In this novel, the author takes great care to respect the dead, only referring to members of Columbia's crew by their crew positions such as “commander” or “mission specialist”, and invents names for those in NASA involved in the management of the actual mission. He draws upon the CAIB-envisioned rescue mission, including tables and graphics from their report, while humanising their dry prose with views of events as they unfold by fallible humans living them.

You knew this was coming, didn't you? You were waiting for it—confess! So here we go, into the quibbles. Some of these are substantial spoilers, so be warned.

Spoiler warning: Plot and/or ending details follow.  
Page numbers in the items below are from the Kindle edition, in which page numbers and their correspondence to print editions tend to be somewhat fluid. Consequently, depending upon how you arrive there, the page number in your edition may differ by ±1 page.

On p. 2, Brown “knew E208 was a high-resolution video camera…” which “By T-plus-240 seconds … had run through 1,000 feet of film.”
Video cameras do not use film. The confusion between video and film persists for several subsequent chapters.
On p. 5 the fifth Space Shuttle orbiter constructed is referred to as “Endeavor”.
In fact, this ship's name is properly spelled “Endeavour”, named after the Royal Navy research ship.
On p. 28 “…the crew members spent an additional 3,500 hundred hours studying and training…”
That's forty years—I think not.
On p. 55 Kalpana Chawla is described as a “female Indian astronaut.”
While Chawla was born in India, she became a U.S. citizen in 1990 and presumably relinquished her Indian citizenship in the process of naturalisation.
On p. 57 “Both [STS-107] astronauts selected for this EVA have previous spacewalk experience…”.
In fact, none of the STS-107 astronauts had ever performed an EVA.
On p. 65 “Normally, when spacewalks were part of the mission plan, the entire cabin of the orbiter was decompressed at least 24 hours prior to the start of the spacewalk.”
Are you crazy! EVA crewmembers pre-breathe pure oxygen in the cabin, then adapt to the low pressure of the spacesuit in the airlock, but the Shuttle cabin is never depressurised. If it were what would the other crewmembers breathe—Fireball XL5 oxygen pills?
On p. 75 the EVA astronaut looks out from Columbia's airlock and sees Cape Horn.
But the mission has been launched into an inclination of 39 degrees, so Cape Horn (55°59' S) should be out of sight to the South. Here is the view from Columbia's altitude on a pass over South America at the latitude of Cape Horn.
On p. 221 the countdown clock is said to have been “stuck on nine minutes zero seconds for the past three hours and twenty-seven minutes.”
The T−9 minute hold is never remotely that long. It's usually on the order of 10 to 20 minutes. If there were a reason for such a long hold, it would have been performed much earlier in the count. In any case, given the short launch window for the rendezvous, there'd be no reason for a long planned hold, and an unplanned hold would have resulted in a scrub of the mission until the next alignment with the plane of Columbia's orbit.
On p. 271 the crew of Atlantis open the payload bay doors shortly before the rendezvous with Columbia.
This makes no sense.
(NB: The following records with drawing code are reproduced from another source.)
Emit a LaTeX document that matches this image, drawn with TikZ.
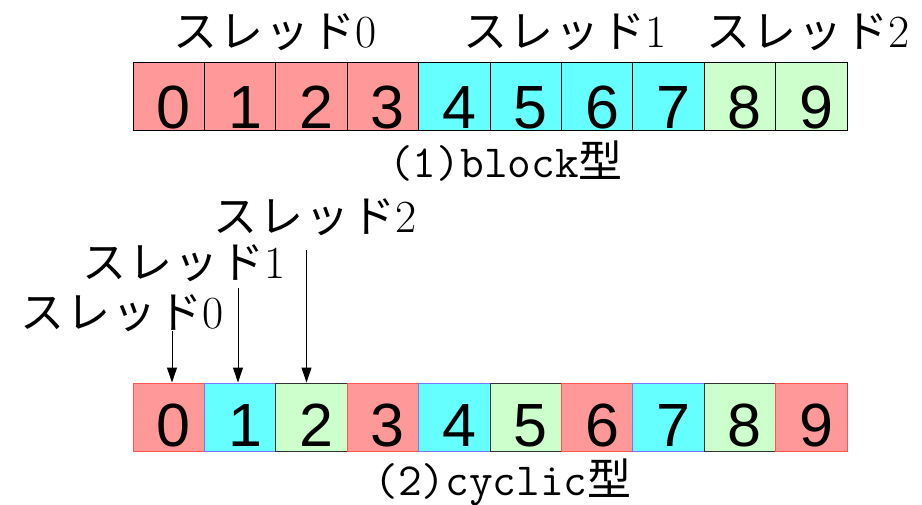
\documentclass[tikz,border=0pt]{standalone}
\usepackage{fontspec}
\newfontfamily\cjk{Noto Sans CJK JP}
\newfontfamily\arialf{Liberation Sans}
\usetikzlibrary{arrows.meta}
\definecolor{cellred}{HTML}{FF9999}
\definecolor{cellcyan}{HTML}{66FFFF}
\definecolor{cellgreen}{HTML}{CCFFCC}
\definecolor{edgered}{HTML}{FF5555}
\definecolor{edgeblue}{HTML}{7777FF}
\definecolor{edgedark}{HTML}{333333}
\newcommand{\kata}{\cjk\fontsize{44}{50}\selectfont}
\begin{document}
\begin{tikzpicture}[x=1pt,y=-1pt,
  cell/.style={rectangle, minimum width=71.4pt, minimum height=68pt, inner sep=0pt, line width=1pt},
  digit/.style={anchor=base, font=\arialf\fontsize{61}{61}\selectfont, inner sep=0pt},
  lbl/.style={anchor=base, font=\fontsize{46}{50}\selectfont, inner sep=0pt},
  captxt/.style={anchor=base, font=\ttfamily\fontsize{46}{50}\selectfont, inner sep=0pt},
  arr/.style={-{Triangle[width=10pt,length=15pt]}, line width=1pt}]
\useasboundingbox (0,0) rectangle (922,504);
% top row (block)
\foreach \i/\c in {0/cellred,1/cellred,2/cellred,3/cellred,4/cellcyan,5/cellcyan,6/cellcyan,7/cellcyan,8/cellgreen,9/cellgreen}{
  \node[cell, fill=\c, draw=black] (t\i) at ({168.7+71.4*\i},96) {};
  \node[digit] (td\i) at ([xshift=5pt,yshift=2pt]t\i.south) {\i};
}
% bottom row (cyclic)
\foreach \i/\c/\e in {0/cellred/edgered,1/cellcyan/edgeblue,2/cellgreen/edgedark,3/cellred/edgered,4/cellcyan/edgeblue,5/cellgreen/edgedark,6/cellred/edgered,7/cellcyan/edgeblue,8/cellgreen/edgedark,9/cellred/edgered}{
  \node[cell, fill=\c, draw=\e] (b\i) at ({168.7+71.4*\i},417) {};
  \node[digit] (bd\i) at ([xshift=5pt,yshift=5pt]b\i.south) {\i};
}
% top labels
\node[lbl] (tl0) at (275,47) {{\kata ス\kern2ptレ\kern2ptッ\kern2ptド}0};
\node[lbl] (tl1) at (565,47) {{\kata ス\kern2ptレ\kern2ptッ\kern2ptド}1};
\node[lbl] (tl2) at (808,47) {{\kata ス\kern2ptレ\kern2ptッ\kern2ptド}2};
\node[captxt] (cap1) at (506,177) {(1)block{\kata 型}};
% cyclic labels
\node[lbl] (ml2) at (315,232) {{\kata ス\kern2ptレ\kern2ptッ\kern2ptド}2};
\node[lbl] (ml1) at (184,278) {{\kata ス\kern2ptレ\kern2ptッ\kern2ptド}1};
\node[lbl] (ml0) at (122,328) {{\kata ス\kern2ptレ\kern2ptッ\kern2ptド}0};
\coordinate (s0) at (172,331);
\coordinate (s1) at (238,288);
\coordinate (s2) at (306.5,250);
\draw[arr] (s0) -- (s0 |- b0.north);
\draw[arr] (s1) -- (s1 |- b1.north);
\draw[arr] (s2) -- (s2 |- b2.north);
\node[captxt] (cap2) at (503,495) {(2)cyclic{\kata 型}};
\end{tikzpicture}
\end{document}
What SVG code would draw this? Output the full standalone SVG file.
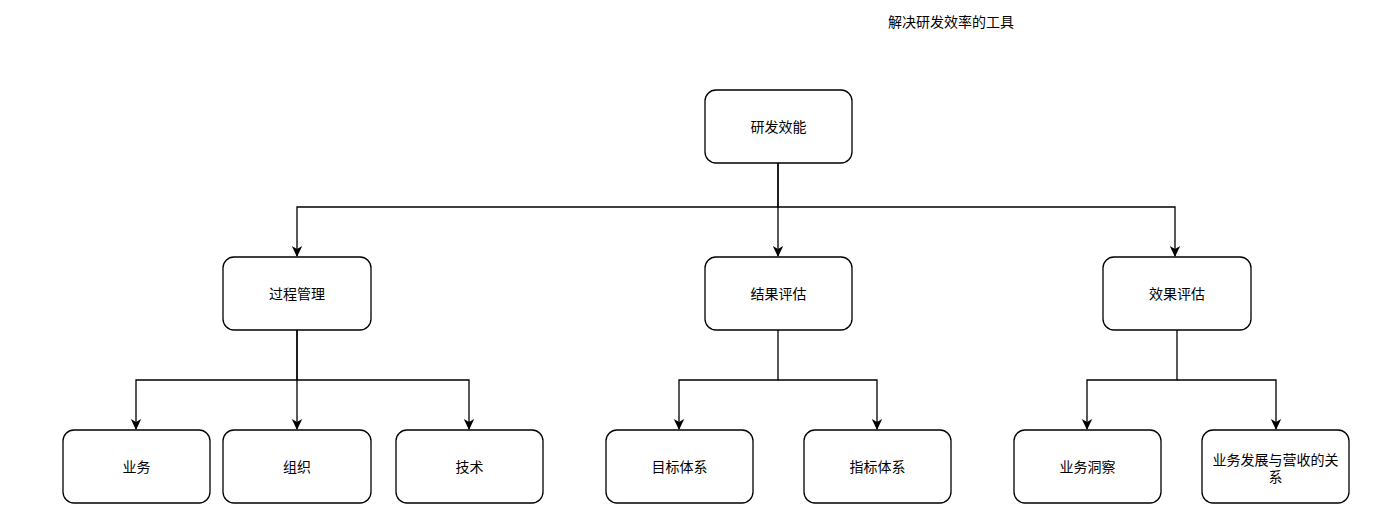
<svg xmlns="http://www.w3.org/2000/svg" width="1400" height="524" viewBox="0 0 1400 524">
<defs>
<style>
.box{fill:#fff;stroke:#000;stroke-width:1.3}
.t{font-family:"Liberation Sans","Noto Sans CJK SC",sans-serif;font-size:14px;fill:#000;text-anchor:middle;dominant-baseline:central}
.c{fill:none;stroke:#000;stroke-width:1.3}
</style>
<marker id="ah" markerWidth="12" markerHeight="12" refX="10" refY="6" orient="auto" markerUnits="userSpaceOnUse">
<path d="M0,0.8 L11,6 L0,11.2 L3,6 Z" fill="#000"/>
</marker>
</defs>
<rect width="1400" height="524" fill="#fff"/>
<text class="t" x="951" y="22">解决研发效率的工具</text>
<g id="connectors">
<path class="c" d="M778,163 V207 H297 V256" marker-end="url(#ah)"/>
<path class="c" d="M778,163 V256" marker-end="url(#ah)"/>
<path class="c" d="M778,207 H1175 V256" marker-end="url(#ah)"/>
<path class="c" d="M297,330 V380 H136 V429" marker-end="url(#ah)"/>
<path class="c" d="M297,330 V429" marker-end="url(#ah)"/>
<path class="c" d="M297,380 H469 V429" marker-end="url(#ah)"/>
<path class="c" d="M778,330 V380 H679 V429" marker-end="url(#ah)"/>
<path class="c" d="M778,380 H877 V429" marker-end="url(#ah)"/>
<path class="c" d="M1177,330 V380 H1087 V429" marker-end="url(#ah)"/>
<path class="c" d="M1177,380 H1276 V429" marker-end="url(#ah)"/>
</g>
<g id="n-root"><rect class="box" x="705" y="90" width="147" height="73" rx="11"/><text class="t" x="778.5" y="127">研发效能</text></g>
<g id="n-process"><rect class="box" x="223" y="257" width="148" height="73" rx="11"/><text class="t" x="297" y="294">过程管理</text></g>
<g id="n-result"><rect class="box" x="705" y="257" width="147" height="73" rx="11"/><text class="t" x="778.5" y="294">结果评估</text></g>
<g id="n-effect"><rect class="box" x="1103" y="257" width="148" height="73" rx="11"/><text class="t" x="1177" y="294">效果评估</text></g>
<g id="n-biz"><rect class="box" x="63" y="430" width="147" height="73" rx="11"/><text class="t" x="136.5" y="467">业务</text></g>
<g id="n-org"><rect class="box" x="223" y="430" width="148" height="73" rx="11"/><text class="t" x="297" y="467">组织</text></g>
<g id="n-tech"><rect class="box" x="396" y="430" width="147" height="73" rx="11"/><text class="t" x="469.5" y="467">技术</text></g>
<g id="n-goal"><rect class="box" x="606" y="430" width="147" height="73" rx="11"/><text class="t" x="679.5" y="467">目标体系</text></g>
<g id="n-metric"><rect class="box" x="804" y="430" width="147" height="73" rx="11"/><text class="t" x="877.5" y="467">指标体系</text></g>
<g id="n-insight"><rect class="box" x="1014" y="430" width="147" height="73" rx="11"/><text class="t" x="1087.5" y="467">业务洞察</text></g>
<g id="n-growth"><rect class="box" x="1202" y="430" width="147" height="73" rx="11"/><text class="t" x="1275.5" y="460">业务发展与营收的关</text><text class="t" x="1275.5" y="477">系</text></g>
</svg>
Shuttles have to open their payload bay doors shortly after achieving orbit so that the radiators can discard heat. Atlantis would have opened its payload bay doors on the first orbit, not 24 hours later whilst approaching Columbia.
On p. 299 the consequences of blowing the crew ingress/egress hatch with the pyrotechnics is discussed.
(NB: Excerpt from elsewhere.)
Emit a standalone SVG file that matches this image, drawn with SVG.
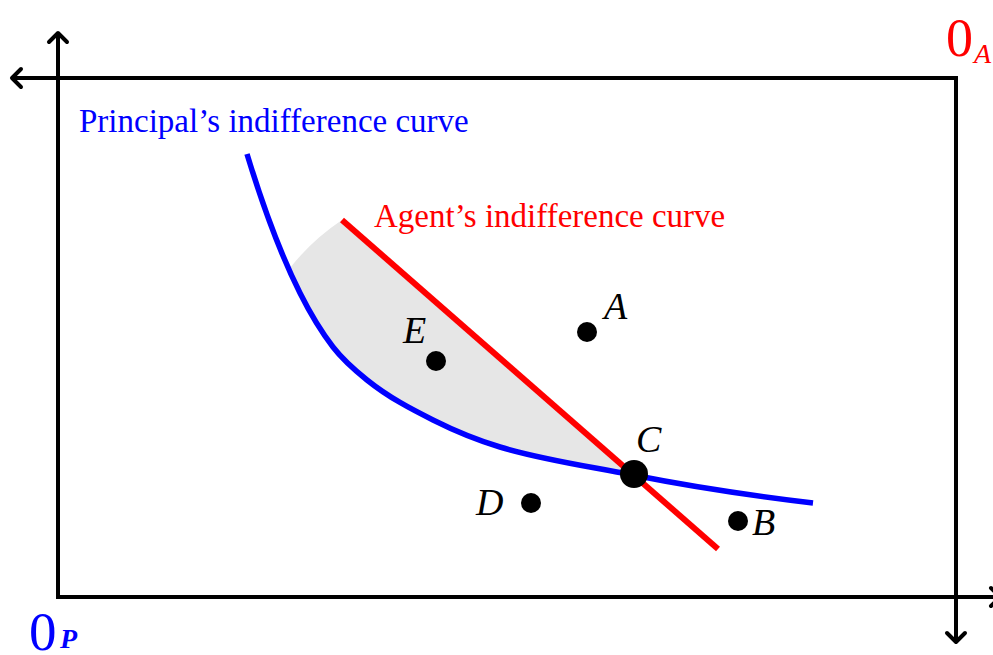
<svg xmlns="http://www.w3.org/2000/svg" width="993" height="655" viewBox="0 0 993 655">
<style>
.ax{fill:none;stroke:#000;stroke-width:4;stroke-linecap:butt}
.arr{fill:none;stroke:#000;stroke-width:4;stroke-linecap:round;stroke-linejoin:round}
.lbl{font-family:"Liberation Serif","Times New Roman",serif;font-style:italic;font-size:38px;fill:#000}
.cap{font-family:"Liberation Serif","Times New Roman",serif;font-size:33px}
.dot{fill:#000}
</style>
<defs>
<path id="chev" d="M-9,9 Q-3,3 0,0 Q3,3 9,9" class="arr"/>
</defs>
<rect width="993" height="655" fill="#fff"/>
<g id="axes">
<path class="ax" d="M58,34 V597 H1000 M12,78 H956 V641"/>
<use href="#chev" transform="translate(58,33)"/>
<use href="#chev" transform="translate(12,78) rotate(-90)"/>
<use href="#chev" transform="translate(956,642) rotate(180)"/>
<use href="#chev" transform="translate(1000,597) rotate(90)"/>
</g>
<g id="region">
<path fill="#e6e6e6" d="M290,268 L300,293 C311,315 322,332.7 333,347 C344.3,361.7 355.7,370.9 367,380 C389,397.6 411,409 433,420 C455.3,431.2 477.7,440.3 500,447 C544.3,460.3 588.7,466.1 633,475 L342,220 Q312,240 290,268 Z"/>
</g>
<g id="connectors">
<path id="principal-curve" fill="none" stroke="#0000ff" stroke-width="5.5" d="M247,154 C264.67,212.3 282.33,257.7 300,293 C311,315 322,332.7 333,347 C344.3,361.7 355.7,370.9 367,380 C389,397.6 411,409 433,420 C455.3,431.2 477.7,440.3 500,447 C544.3,460.3 588.7,466.1 633,475 C693,487 753,495.8 813,503"/>
<line id="agent-curve" x1="342" y1="220" x2="718" y2="549" stroke="#ff0000" stroke-width="6"/>
</g>
<g id="label-principal"><text class="cap" x="79" y="132" fill="#0000ff">Principal’s indifference curve</text></g>
<g id="label-agent"><text class="cap" x="374" y="227" fill="#ff0000">Agent’s indifference curve</text></g>
<g id="origin-A" font-family="Liberation Serif, Times New Roman, serif" fill="#ff0000"><text x="946" y="56" font-size="54">0</text><text x="974" y="63" font-size="28" font-style="italic">A</text></g>
<g id="origin-P" font-family="Liberation Serif, Times New Roman, serif" fill="#0000ff"><text x="29" y="650" font-size="55">0</text><text x="60" y="648" font-size="28" font-style="italic" font-weight="bold">P</text></g>
<g id="point-A"><circle class="dot" cx="587" cy="332" r="10"/><text class="lbl" x="604" y="319">A</text></g>
<g id="point-E"><circle class="dot" cx="436" cy="361" r="10"/><text class="lbl" x="403" y="343">E</text></g>
<g id="point-C"><circle class="dot" cx="634" cy="474" r="14"/><text class="lbl" x="636" y="452" font-size="46">C</text></g>
<g id="point-D"><circle class="dot" cx="531" cy="503" r="10"/><text class="lbl" x="476" y="515">D</text></g>
<g id="point-B"><circle class="dot" cx="738" cy="521" r="10"/><text class="lbl" x="752" y="535">B</text></g>
</svg>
There is no reason to consider doing this. From the inception of the shuttle program, the orbiter hatch has been able to be opened from the inside. The crew need only depressurise the orbiter and then operate the hatch opening mechanism.
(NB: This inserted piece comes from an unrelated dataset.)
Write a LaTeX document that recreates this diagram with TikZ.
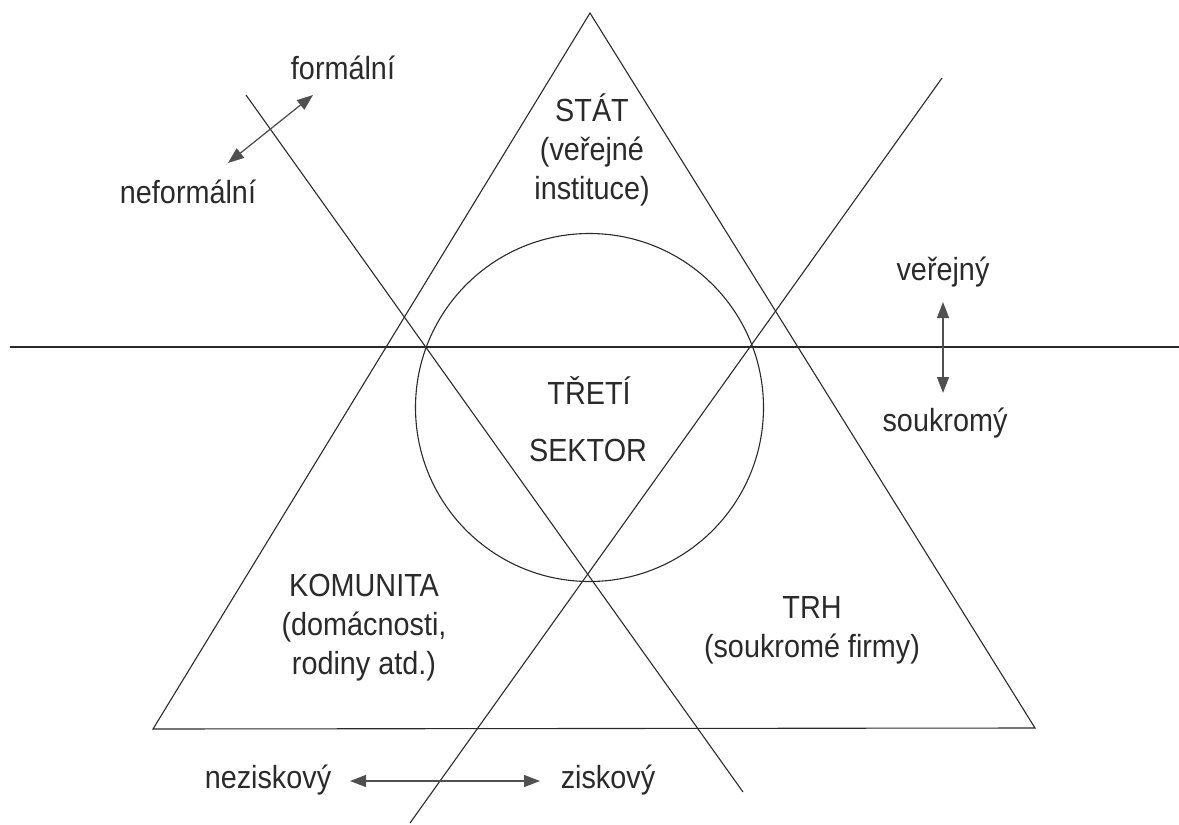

On p. 332 “Standing by for communications blackout.”
The communications blackout is a staple of spaceflight drama but, in the shuttle era described in this novel, a thing of the past. While communications from the ground are blocked by plasma during reentry, communications from the shuttle routed through the TDRSS satellites are available throughout reentry except for brief periods when the orbiter's antennas are not aimed at the relay satellite overhead.
On p. 349 an Aegis guided missile cruiser shoots down the abandoned Columbia.
Where do I start? A space shuttle orbiter weighs about 100 tonnes. An SM-3 has a kinetic kill energy of around 130 megajoules, which is impressive, but is likely to pass through the structure of the shuttle, dispersing some debris, but leaving most of the mass behind. But let's suppose Columbia were dispersed into her component parts. Well, then the massive parts, such as the three main engines, would remain in orbit even longer, freed of the high-drag encumbrance of the rest of the structure, and come down hot and hard at random places around the globe. Probably, they'd splash in the ocean, but maybe they wouldn't—we'll never know.
Spoilers end here.  

While it's fun to spot and research goofs like these, I found they did not detract in any way from enjoyment of the novel, which is a perfectly plausible alternative history of Columbia's last mission.